- **Input data**
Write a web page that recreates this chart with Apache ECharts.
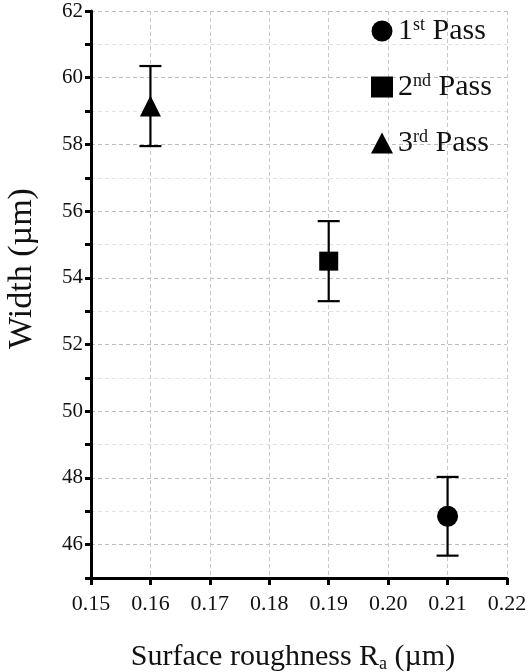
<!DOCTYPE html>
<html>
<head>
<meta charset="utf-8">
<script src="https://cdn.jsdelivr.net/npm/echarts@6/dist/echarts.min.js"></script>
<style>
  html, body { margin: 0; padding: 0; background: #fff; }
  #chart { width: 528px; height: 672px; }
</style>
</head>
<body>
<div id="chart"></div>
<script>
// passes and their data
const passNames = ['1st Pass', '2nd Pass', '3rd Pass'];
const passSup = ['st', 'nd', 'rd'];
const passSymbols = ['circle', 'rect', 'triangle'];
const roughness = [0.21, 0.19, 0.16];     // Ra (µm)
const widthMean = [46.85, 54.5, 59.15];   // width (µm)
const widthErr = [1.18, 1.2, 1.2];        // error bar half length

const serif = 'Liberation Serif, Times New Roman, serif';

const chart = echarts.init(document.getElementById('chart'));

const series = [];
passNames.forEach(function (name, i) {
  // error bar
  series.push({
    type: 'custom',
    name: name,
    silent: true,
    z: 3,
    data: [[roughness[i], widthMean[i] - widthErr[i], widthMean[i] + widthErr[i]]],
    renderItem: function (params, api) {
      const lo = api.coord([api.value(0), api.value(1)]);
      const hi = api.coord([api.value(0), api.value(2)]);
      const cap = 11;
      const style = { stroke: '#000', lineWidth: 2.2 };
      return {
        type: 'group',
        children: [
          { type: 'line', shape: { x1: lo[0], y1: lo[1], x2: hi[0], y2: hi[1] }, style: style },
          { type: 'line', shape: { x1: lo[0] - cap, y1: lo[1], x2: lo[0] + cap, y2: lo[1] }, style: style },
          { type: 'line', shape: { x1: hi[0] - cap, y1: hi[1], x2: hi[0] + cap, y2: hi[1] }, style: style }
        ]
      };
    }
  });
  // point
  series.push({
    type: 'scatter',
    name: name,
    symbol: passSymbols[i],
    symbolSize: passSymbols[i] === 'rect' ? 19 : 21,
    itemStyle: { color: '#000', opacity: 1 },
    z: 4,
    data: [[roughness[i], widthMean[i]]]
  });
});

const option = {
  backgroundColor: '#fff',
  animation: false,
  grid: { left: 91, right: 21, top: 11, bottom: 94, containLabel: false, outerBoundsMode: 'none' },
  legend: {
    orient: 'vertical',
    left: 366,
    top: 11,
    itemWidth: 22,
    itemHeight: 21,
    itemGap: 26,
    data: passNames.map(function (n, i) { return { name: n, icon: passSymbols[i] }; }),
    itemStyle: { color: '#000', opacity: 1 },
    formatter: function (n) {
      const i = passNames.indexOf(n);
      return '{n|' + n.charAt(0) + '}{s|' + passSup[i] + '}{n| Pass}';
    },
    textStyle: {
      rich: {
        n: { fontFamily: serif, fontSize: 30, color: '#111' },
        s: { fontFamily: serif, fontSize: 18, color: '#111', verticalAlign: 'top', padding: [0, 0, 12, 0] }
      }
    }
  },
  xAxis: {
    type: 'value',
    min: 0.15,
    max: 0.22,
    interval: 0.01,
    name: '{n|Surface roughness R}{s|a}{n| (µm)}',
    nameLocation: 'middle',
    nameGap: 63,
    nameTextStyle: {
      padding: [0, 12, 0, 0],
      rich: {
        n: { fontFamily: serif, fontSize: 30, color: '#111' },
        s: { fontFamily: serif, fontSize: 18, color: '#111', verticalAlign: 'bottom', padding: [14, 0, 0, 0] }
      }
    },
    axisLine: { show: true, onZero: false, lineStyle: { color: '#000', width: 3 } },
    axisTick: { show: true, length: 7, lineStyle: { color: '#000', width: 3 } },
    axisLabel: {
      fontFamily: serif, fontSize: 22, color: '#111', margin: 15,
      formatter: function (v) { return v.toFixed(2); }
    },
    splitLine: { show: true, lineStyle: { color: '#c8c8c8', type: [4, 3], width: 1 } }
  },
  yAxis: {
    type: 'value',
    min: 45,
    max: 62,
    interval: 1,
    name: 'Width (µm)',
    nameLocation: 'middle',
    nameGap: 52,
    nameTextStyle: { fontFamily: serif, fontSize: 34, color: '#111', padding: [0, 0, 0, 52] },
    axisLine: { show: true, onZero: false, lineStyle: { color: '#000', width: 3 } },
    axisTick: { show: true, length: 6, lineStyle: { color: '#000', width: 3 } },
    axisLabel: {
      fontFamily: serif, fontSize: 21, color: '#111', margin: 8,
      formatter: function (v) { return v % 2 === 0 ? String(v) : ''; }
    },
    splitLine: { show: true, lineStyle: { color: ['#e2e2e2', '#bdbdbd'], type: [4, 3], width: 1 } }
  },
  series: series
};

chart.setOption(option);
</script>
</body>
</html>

...

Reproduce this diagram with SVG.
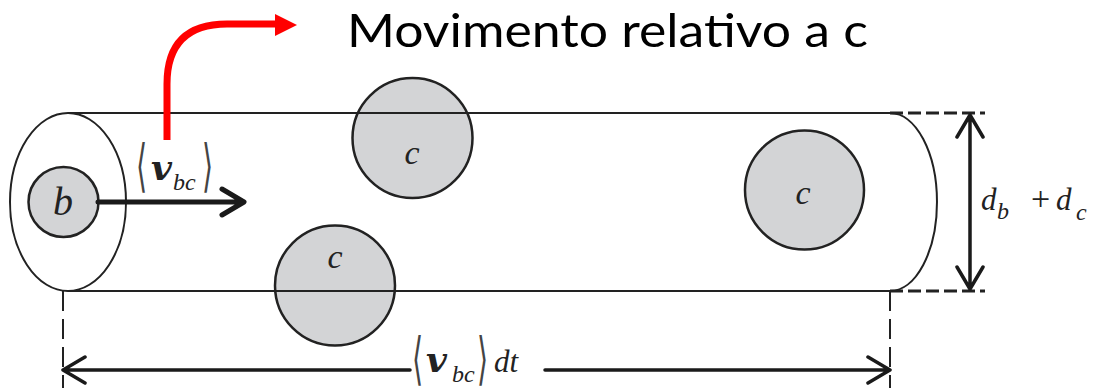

- **Written task**
From the listing, copy each line containing the word "with".

- **Correct answer**
Write a web page that recreates this chart with Apache ECharts.
Reproduce this diagram with SVG.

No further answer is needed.